- AIM OF THE EXERCISE
Please retype the data in full and exactly; the pictures are not part of the copy.

- DATA SECTION
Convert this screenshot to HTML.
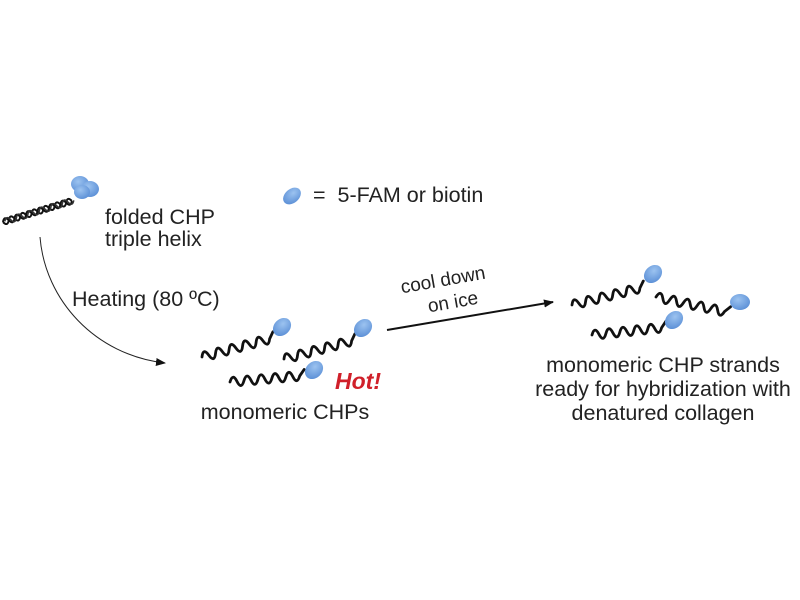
<!DOCTYPE html>
<html><head><meta charset="utf-8"><style>
html,body{margin:0;padding:0;background:#fff;}
svg{display:block;}
text{font-family:"Liberation Sans",sans-serif;fill:#222;}
</style></head><body>
<svg width="800" height="600" viewBox="0 0 800 600" xmlns="http://www.w3.org/2000/svg">
<defs>
<path id="w" d="M0 0 q3.5 -9 7 0 t7 0 t7 0 t7 0 t7 0 t7 0 t7 0 t7 0 t7 0 t7 0 l5 -6" fill="none" stroke="#111" stroke-width="2.8" stroke-linecap="round"/>
<radialGradient id="b" cx="0.4" cy="0.35" r="0.7"><stop offset="0" stop-color="#9cc3f0"/><stop offset="1" stop-color="#5b8fd6"/></radialGradient>
<marker id="ah" markerWidth="10" markerHeight="8" refX="9" refY="4" orient="auto" markerUnits="userSpaceOnUse"><path d="M0 0 L10 4 L0 8 z" fill="#111"/></marker>
</defs>
<!-- helix -->
<g transform="translate(3,222) rotate(-17)">
<path d="M0 0 q3 -6 6 0 t6 0 t6 0 t6 0 t6 0 t6 0 t6 0 t6 0 t6 0 t6 0 t6 0 t6 0" fill="none" stroke="#111" stroke-width="2"/>
<path d="M0 0 q3 6 6 0 t6 0 t6 0 t6 0 t6 0 t6 0 t6 0 t6 0 t6 0 t6 0 t6 0 t6 0" fill="none" stroke="#111" stroke-width="2"/>
<path d="M2 0 q3 -6 6 0 t6 0 t6 0 t6 0 t6 0 t6 0 t6 0 t6 0 t6 0 t6 0 t6 0 t6 0" fill="none" stroke="#333" stroke-width="1.5"/>
</g>
<ellipse cx="80" cy="184" rx="9" ry="8" fill="url(#b)"/>
<ellipse cx="90" cy="189" rx="9" ry="8" fill="url(#b)"/>
<ellipse cx="82" cy="192" rx="8" ry="7" fill="url(#b)"/>
<text x="105" y="224" font-size="21.5">folded CHP</text>
<text x="105" y="246" font-size="21.5">triple helix</text>
<ellipse cx="292" cy="196" rx="7" ry="10" transform="rotate(50 292 196)" fill="url(#b)"/>
<text x="313" y="202" font-size="21.5" xml:space="preserve">=  5-FAM or biotin</text>
<!-- heating arrow -->
<path d="M40 237 C45 300 95 355 165 363" fill="none" stroke="#222" stroke-width="1" marker-end="url(#ah)"/>
<text x="72" y="306" font-size="21.5">Heating (80 ºC)</text>
<!-- left strands -->
<use href="#w" transform="translate(202,357) rotate(-15)"/>
<ellipse cx="282" cy="327" rx="8" ry="10" transform="rotate(45 282 327)" fill="url(#b)"/>
<use href="#w" transform="translate(284,359) rotate(-15)"/>
<ellipse cx="363" cy="328" rx="8" ry="10" transform="rotate(45 363 328)" fill="url(#b)"/>
<use href="#w" transform="translate(230,382) rotate(-5)"/>
<ellipse cx="314" cy="370" rx="8" ry="10" transform="rotate(45 314 370)" fill="url(#b)"/>
<text x="335" y="389" font-size="23" font-weight="bold" font-style="italic" style="fill:#d0202a">Hot!</text>
<text x="285" y="419" font-size="21.5" text-anchor="middle">monomeric CHPs</text>
<!-- cool arrow -->
<line x1="387" y1="330" x2="553" y2="302" stroke="#111" stroke-width="2" marker-end="url(#ah)"/>
<text x="444" y="286" font-size="19" text-anchor="middle" transform="rotate(-10 444 286)">cool down</text>
<text x="454" y="308" font-size="19" text-anchor="middle" transform="rotate(-10 454 308)">on ice</text>
<!-- right strands -->
<use href="#w" transform="translate(572,305) rotate(-14)"/>
<ellipse cx="653" cy="274" rx="8" ry="10" transform="rotate(45 653 274)" fill="url(#b)"/>
<use href="#w" transform="translate(656,297) rotate(12)"/>
<ellipse cx="740" cy="302" rx="10" ry="8" fill="url(#b)"/>
<use href="#w" transform="translate(592,335) rotate(-6)"/>
<ellipse cx="674" cy="320" rx="8" ry="10" transform="rotate(45 674 320)" fill="url(#b)"/>
<text x="663" y="372" font-size="21.5" text-anchor="middle">monomeric CHP strands</text>
<text x="663" y="396" font-size="21.5" text-anchor="middle">ready for hybridization with</text>
<text x="663" y="420" font-size="21.5" text-anchor="middle">denatured collagen</text>
</svg>
</body></html>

- ANSWER TO THIS TASK
Convert this screenshot to HTML.
<!DOCTYPE html>
<html><head><meta charset="utf-8"><style>
html,body{margin:0;padding:0;background:#fff;}
svg{display:block;}
text{font-family:"Liberation Sans",sans-serif;fill:#222;}
</style></head><body>
<svg width="800" height="600" viewBox="0 0 800 600" xmlns="http://www.w3.org/2000/svg">
<defs>
<path id="w" d="M0 0 q3.5 -9 7 0 t7 0 t7 0 t7 0 t7 0 t7 0 t7 0 t7 0 t7 0 t7 0 l5 -6" fill="none" stroke="#111" stroke-width="2.8" stroke-linecap="round"/>
<radialGradient id="b" cx="0.4" cy="0.35" r="0.7"><stop offset="0" stop-color="#9cc3f0"/><stop offset="1" stop-color="#5b8fd6"/></radialGradient>
<marker id="ah" markerWidth="10" markerHeight="8" refX="9" refY="4" orient="auto" markerUnits="userSpaceOnUse"><path d="M0 0 L10 4 L0 8 z" fill="#111"/></marker>
</defs>
<!-- helix -->
<g transform="translate(3,222) rotate(-17)">
<path d="M0 0 q3 -6 6 0 t6 0 t6 0 t6 0 t6 0 t6 0 t6 0 t6 0 t6 0 t6 0 t6 0 t6 0" fill="none" stroke="#111" stroke-width="2"/>
<path d="M0 0 q3 6 6 0 t6 0 t6 0 t6 0 t6 0 t6 0 t6 0 t6 0 t6 0 t6 0 t6 0 t6 0" fill="none" stroke="#111" stroke-width="2"/>
<path d="M2 0 q3 -6 6 0 t6 0 t6 0 t6 0 t6 0 t6 0 t6 0 t6 0 t6 0 t6 0 t6 0 t6 0" fill="none" stroke="#333" stroke-width="1.5"/>
</g>
<ellipse cx="80" cy="184" rx="9" ry="8" fill="url(#b)"/>
<ellipse cx="90" cy="189" rx="9" ry="8" fill="url(#b)"/>
<ellipse cx="82" cy="192" rx="8" ry="7" fill="url(#b)"/>
<text x="105" y="224" font-size="21.5">folded CHP</text>
<text x="105" y="246" font-size="21.5">triple helix</text>
<ellipse cx="292" cy="196" rx="7" ry="10" transform="rotate(50 292 196)" fill="url(#b)"/>
<text x="313" y="202" font-size="21.5" xml:space="preserve">=  5-FAM or biotin</text>
<!-- heating arrow -->
<path d="M40 237 C45 300 95 355 165 363" fill="none" stroke="#222" stroke-width="1" marker-end="url(#ah)"/>
<text x="72" y="306" font-size="21.5">Heating (80 ºC)</text>
<!-- left strands -->
<use href="#w" transform="translate(202,357) rotate(-15)"/>
<ellipse cx="282" cy="327" rx="8" ry="10" transform="rotate(45 282 327)" fill="url(#b)"/>
<use href="#w" transform="translate(284,359) rotate(-15)"/>
<ellipse cx="363" cy="328" rx="8" ry="10" transform="rotate(45 363 328)" fill="url(#b)"/>
<use href="#w" transform="translate(230,382) rotate(-5)"/>
<ellipse cx="314" cy="370" rx="8" ry="10" transform="rotate(45 314 370)" fill="url(#b)"/>
<text x="335" y="389" font-size="23" font-weight="bold" font-style="italic" style="fill:#d0202a">Hot!</text>
<text x="285" y="419" font-size="21.5" text-anchor="middle">monomeric CHPs</text>
<!-- cool arrow -->
<line x1="387" y1="330" x2="553" y2="302" stroke="#111" stroke-width="2" marker-end="url(#ah)"/>
<text x="444" y="286" font-size="19" text-anchor="middle" transform="rotate(-10 444 286)">cool down</text>
<text x="454" y="308" font-size="19" text-anchor="middle" transform="rotate(-10 454 308)">on ice</text>
<!-- right strands -->
<use href="#w" transform="translate(572,305) rotate(-14)"/>
<ellipse cx="653" cy="274" rx="8" ry="10" transform="rotate(45 653 274)" fill="url(#b)"/>
<use href="#w" transform="translate(656,297) rotate(12)"/>
<ellipse cx="740" cy="302" rx="10" ry="8" fill="url(#b)"/>
<use href="#w" transform="translate(592,335) rotate(-6)"/>
<ellipse cx="674" cy="320" rx="8" ry="10" transform="rotate(45 674 320)" fill="url(#b)"/>
<text x="663" y="372" font-size="21.5" text-anchor="middle">monomeric CHP strands</text>
<text x="663" y="396" font-size="21.5" text-anchor="middle">ready for hybridization with</text>
<text x="663" y="420" font-size="21.5" text-anchor="middle">denatured collagen</text>
</svg>
</body></html>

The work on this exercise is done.